Tridentine editions prescribed that a prayer be said for the person who recited the Confiteor. After the priest's recitation, the server(s) prayed: "Misereátur tui omnípotens Deus, et dimíssis peccátis tuis, perdúcat te ad vitam ætérnam" (May Almighty God have mercy upon you and, your sins having been forgiven, may He bring you to eternal life). And the priest responded: "Amen". After the recitation by the server(s), the priest said the same prayer (with vestri and vestris, "you" plural, not "you" singular), and the server(s) answers: "Amen". In editions since 1970, in which the Confiteor is recited jointly, this prayer is said by the priest alone, replacing vestri and vestris ("you" and "your") with nostri and nostris ("us" and "our"). The official English translation is: "May almighty God have mercy on us, forgive us our sins, and bring us to everlasting life."
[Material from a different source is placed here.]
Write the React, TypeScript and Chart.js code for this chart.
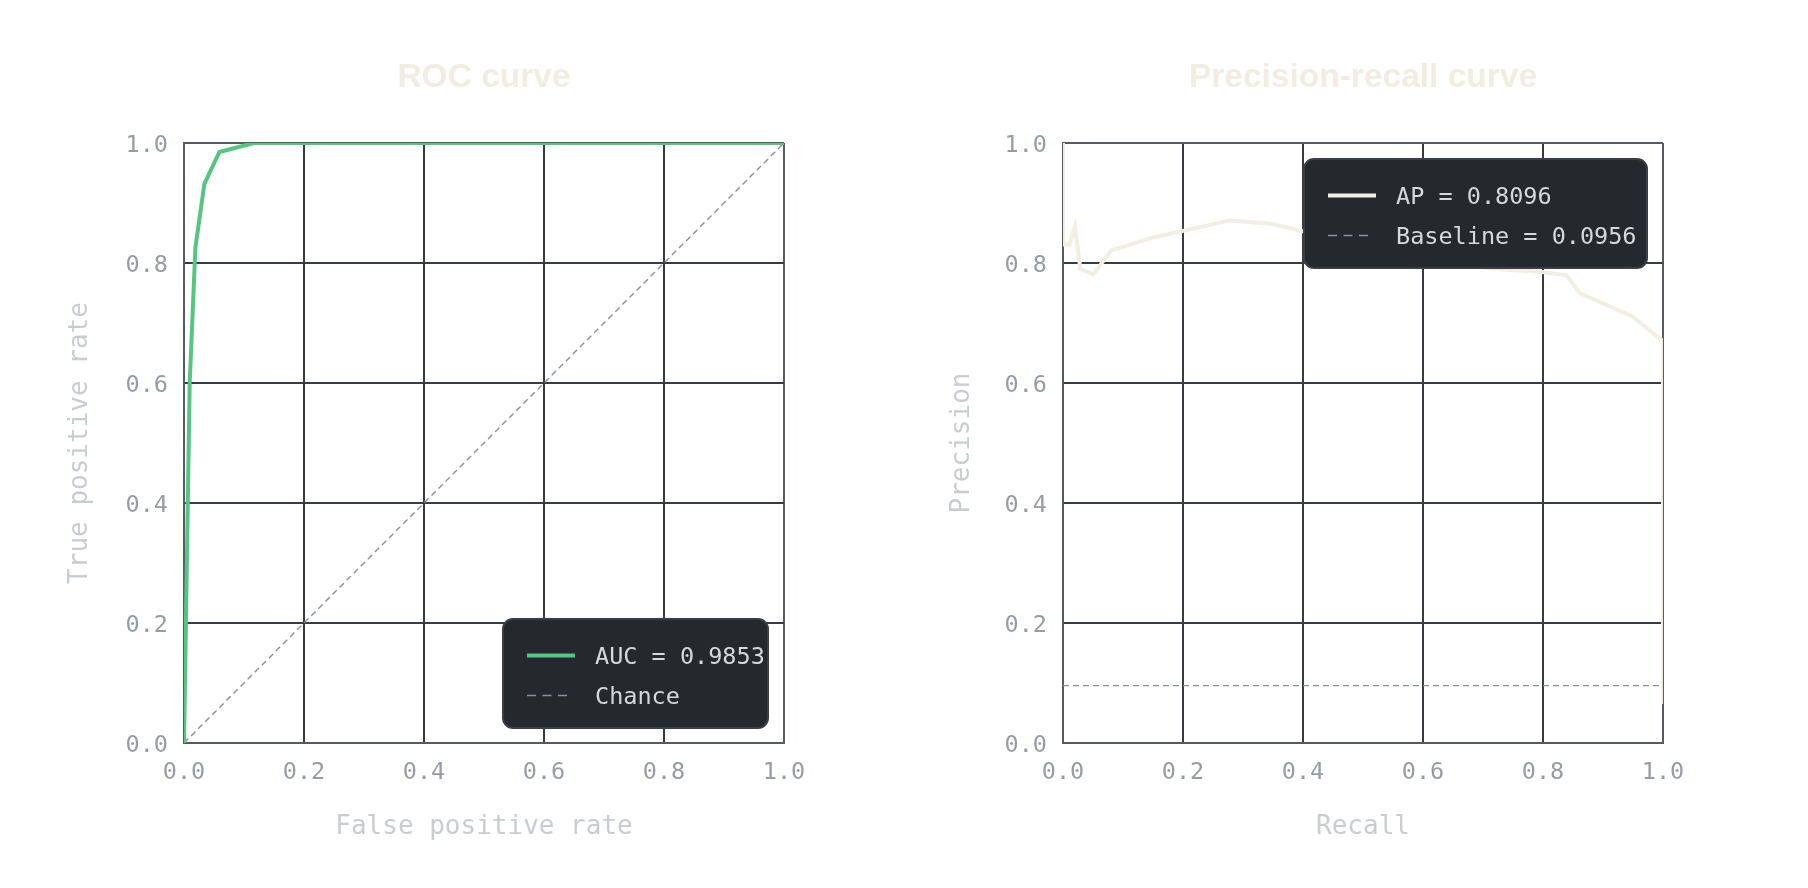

This prayer is referred to as the "absolution", a prayer for forgiveness, not a granting of forgiveness as in the Sacrament of Penance. It is therefore classified as a sacramental, not a sacrament.

Tridentine editions of the Roman Missal included a second prayer of absolution, said by the priest alone: "Indulgéntiam, absolutiónem, et remissiónem peccatórum nostrórum tríbuat nobis omnípotens et miséricors Dóminus" (May the Almighty and merciful God grant us pardon, absolution, and remission of our sins). The server(s) or deacon and subdeacon responded to this also with "Amen".

===Indulgence===
The 2004 Enchiridion Indulgentiarum granted a partial indulgence to those who pray the Confiteor in preparation for the Sacrament of Penance.

== Usage in Lutheranism ==
It is Lutheran tradition for the Confiteor to be recited by the congregation at the beginning of each Divine Service. The following is a common text, similar to the 2010 ICEL translation:

Most merciful God, we confess that we are by nature sinful and unclean. We have sinned against you in thought, word, and deed, by what we have done and by what we have left undone. We have not loved You with our whole heart; we have not loved our neighbors as ourselves. We justly deserve Your present and eternal punishment. For the sake of Your Son, Jesus Christ, have mercy on us. Forgive us, renew us, and lead us, so that we may delight in Your will and walk in Your ways to the glory of your Holy Name. Amen.
The Confiteor is also said during the office of Compline, the final office/liturgy of the day. In the Lutheran Service Book, used by the Lutheran Church – Missouri Synod, it is first recited by the pastor, then repeated by the congregation. The Compline Confiteor is as follows:I confess to God Almighty, before the whole company of heaven and to you, my brothers and sisters, that I have sinned in thought, word, and deed by my fault, by my own fault, by my own most grievous fault; wherefore I pray God Almighty to have mercy on me, forgive me all my sins, and bring me to everlasting life. Amen.